A multi‐laser flow cytometry method to measure single cell and population‐level relative fluorescence action spectra for the targeted study and isolation of phytoplankton in complex assemblages

Discerning the diversity, abundance, and functional role of distinct phytoplankton groups is essential to ecological study of aquatic systems. Flow cytometry is a widely used method to rapidly identify and quantify individual phytoplankton cells. Here, we present a new flow cytometry method that uses up to five excitation colors to determine the relative fluorescence action spectra of phytoplankton within complex assemblages, thus leveraging the precise and high‐throughput capabilities of flow cytometry and the unique combinations of photosynthetic pigments in phylogenetically related groups of phytoplankton. First, we tested the method on cultivated Synechococcus of known pigment composition and genotype then we applied the method to a natural phytoplankton assemblage where we determined the relative fluorescence action spectra of numerous distinct populations.
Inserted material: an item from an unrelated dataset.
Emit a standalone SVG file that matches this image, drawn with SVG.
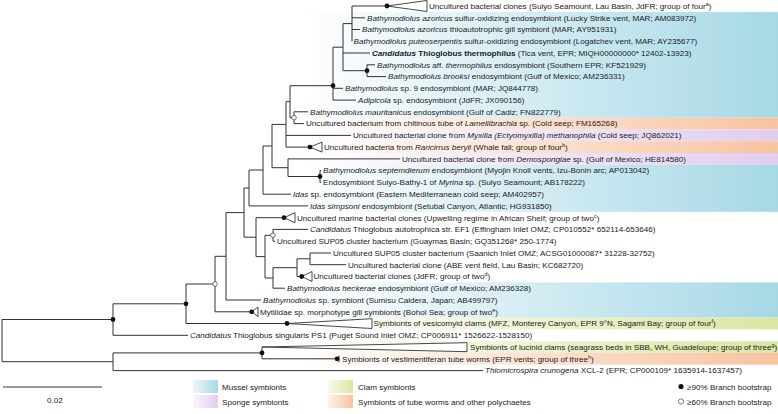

By coupling multi‐laser flow cytometry to cell sorting we demonstrated that natural phytoplankton populations with similar relative fluorescence action spectra belonged to the same taxonomic classes based on 18S rRNA gene phylogeny. This method will be instrumental in studying the ecology of distinct phytoplankton populations within complex microbial communities through spectral analysis of individual cells, identification of unique populations, and cell sorting for downstream applications such as enrichment for isolation, genome assembly, and linkage of chromatic and genetic information in a predictive fashion.